## Exercise prompt
Omit every picture, and retype the lines that run from the beginning of the data below through the line containing "const yTicks = [0, 10, 20, 30, 40, 50, 60];", inclusive.
------
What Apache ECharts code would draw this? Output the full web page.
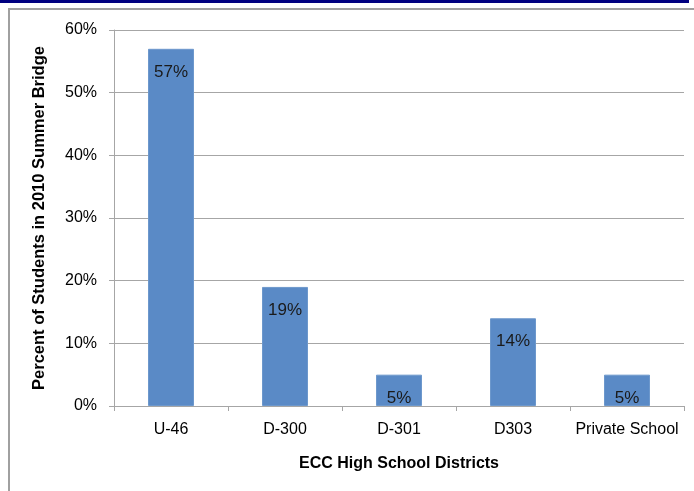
<!DOCTYPE html>
<html>
<head>
<meta charset="utf-8">
<script src="https://cdn.jsdelivr.net/npm/echarts@6/dist/echarts.min.js"></script>
<style>
  html, body { margin: 0; padding: 0; background: #ffffff; }
  #chart { width: 694px; height: 491px; }
</style>
</head>
<body>
<div id="chart"></div>
<script>
// District categories and share of Summer Bridge students (percent)
const districts = ['U-46', 'D-300', 'D-301', 'D303', 'Private School'];
const percentStudents = [57, 19, 5, 14, 5];
const yTicks = [0, 10, 20, 30, 40, 50, 60];

const FONT = '"Liberation Sans", Arial, sans-serif';
const chart = echarts.init(document.getElementById('chart'), null, { renderer: 'canvas' });

chart.setOption({
  backgroundColor: '#ffffff',
  animation: false,
  graphic: [
    // slide header band and page frame
    { type: 'rect', shape: { x: 0, y: 0, width: 689, height: 3 }, style: { fill: '#000080' }, z: 10 },
    { type: 'rect', shape: { x: 8, y: 8, width: 686, height: 2 }, style: { fill: '#a0a0a0' }, z: 10 },
    { type: 'rect', shape: { x: 8, y: 8, width: 2, height: 483 }, style: { fill: '#a0a0a0' }, z: 10 }
  ],
  grid: { left: 114, right: 10, top: 30, bottom: 85, containLabel: false },
  xAxis: {
    type: 'category',
    data: districts,
    boundaryGap: true,
    name: 'ECC High School Districts',
    nameLocation: 'middle',
    nameGap: 50,
    nameTextStyle: { fontFamily: FONT, fontSize: 16, fontWeight: 'bold', color: '#000' },
    axisLine: { show: true, lineStyle: { color: '#a6a6a6', width: 1 } },
    axisTick: { show: true, length: 5, alignWithLabel: false, lineStyle: { color: '#a6a6a6' } },
    axisLabel: { fontFamily: FONT, fontSize: 16, color: '#000', margin: 16, interval: 0 }
  },
  yAxis: {
    type: 'value',
    min: yTicks[0],
    max: yTicks[yTicks.length - 1],
    interval: yTicks[1] - yTicks[0],
    name: 'Percent of Students in 2010 Summer Bridge',
    nameLocation: 'middle',
    nameGap: 66,
    nameTextStyle: { fontFamily: FONT, fontSize: 16.5, fontWeight: 'bold', color: '#000' },
    axisLine: { show: true, lineStyle: { color: '#a6a6a6', width: 1 } },
    axisTick: { show: true, length: 5, lineStyle: { color: '#a6a6a6' } },
    axisLabel: { fontFamily: FONT, fontSize: 16, color: '#000', margin: 17, formatter: '{value}%' },
    splitLine: { show: true, lineStyle: { color: '#a6a6a6', width: 1 } }
  },
  series: [{
    type: 'bar',
    data: percentStudents,
    barWidth: 46,
    itemStyle: { color: '#5a8ac6', borderColor: '#6d98cc', borderWidth: 1 },
    label: {
      show: true,
      position: 'insideTop',
      distance: 15,
      formatter: '{c}%',
      fontFamily: FONT,
      fontSize: 17,
      color: '#1a1a1a'
    }
  }]
});
</script>
</body>
</html>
------
## Expected answer
What Apache ECharts code would draw this? Output the full web page.
<!DOCTYPE html>
<html>
<head>
<meta charset="utf-8">
<script src="https://cdn.jsdelivr.net/npm/echarts@6/dist/echarts.min.js"></script>
<style>
  html, body { margin: 0; padding: 0; background: #ffffff; }
  #chart { width: 694px; height: 491px; }
</style>
</head>
<body>
<div id="chart"></div>
<script>
// District categories and share of Summer Bridge students (percent)
const districts = ['U-46', 'D-300', 'D-301', 'D303', 'Private School'];
const percentStudents = [57, 19, 5, 14, 5];
const yTicks = [0, 10, 20, 30, 40, 50, 60];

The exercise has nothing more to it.